MVA Hearings in Maryland
Driving under the influence is one of those cases where it is important to contact a Baltimore DUI lawyer as soon as possible. So if you get pulled over tonight, you should be contacting an attorney as soon as you get a chance, either in the early hours of the morning, or first thing in the morning if you have to.
The seriousness of those charges impacts you both in the legal proceedings in court as well as in administrative proceedings where your license can be suspended or restricted. If you refuse to take a breathalyzer, instead of having a suspension of 270 days for refusal, you can have an Intoxilyzer put in your car so you are breath tested every time you get into your vehicle.
This is where the Intoxilyzer, better known as the interlock system, can be applied. There are 5 companies recognized by the State of Maryland and each of those companies has local installation areas where you can then have it installed in your vehicle so you can still drive. For this reason, it is very important to contact an attorney as early as you can so you can prepare for both the criminal and administrative proceedings and minimize the harm.
Where are MVA Hearings Heard in Baltimore?

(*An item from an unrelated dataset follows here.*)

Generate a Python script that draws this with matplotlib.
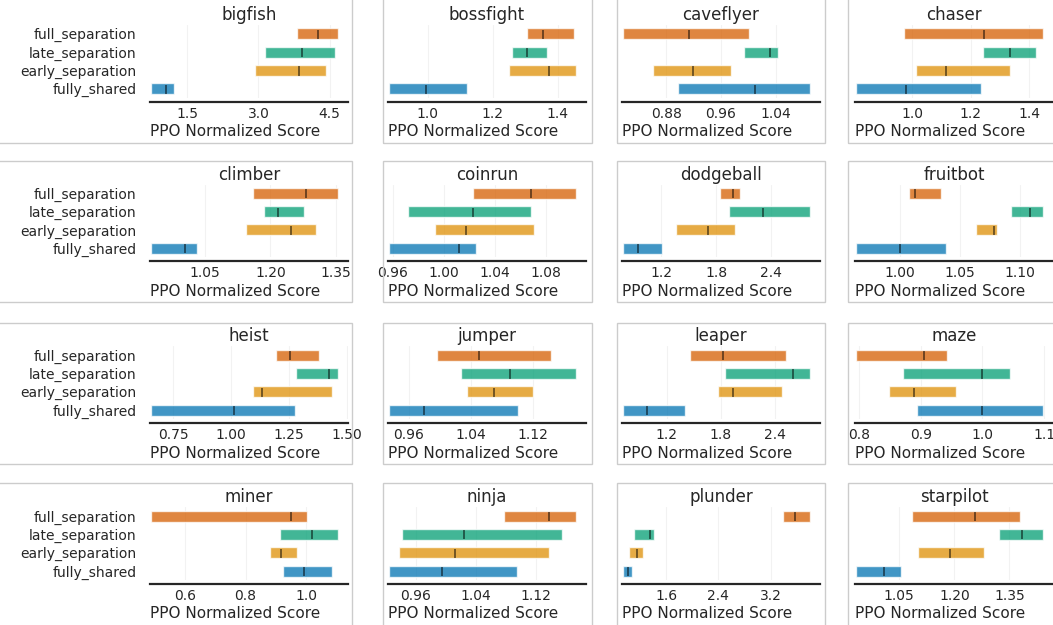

Motor Vehicle Administrative hearings are done through the Office of Administrative Hearings. Their main office is in Baltimore County. In Hunt Valley, on Gilroy Avenue, there is the Office of Administrative main building where a substantial number of cases are heard. It is a little bit more formal, with a little bit more volume over there than at the local MVA. There are plenty of local MVAs in the county where you certainly can have a hearing if it is available.
Outside of Baltimore, you will typically see MVA hearings conducted at Gaithersburg MVA, Glen Burnie MVA, or the Waldorf MVA. They usually occur at day hubs where they have an two or sometimes three rooms that are available and you have a hearing with the administrative judge present.
At the MVA it looks very informal. That’s not to say that Administrative hearings aren’t formal, but they are a little bit more relaxed than you find at the courthouse. But when your license to drive, your privilege to drive is on the line and you can get a little bit more of the setting that is more indicative of a courtroom setting, you want to take that. You want everyone to take it seriously.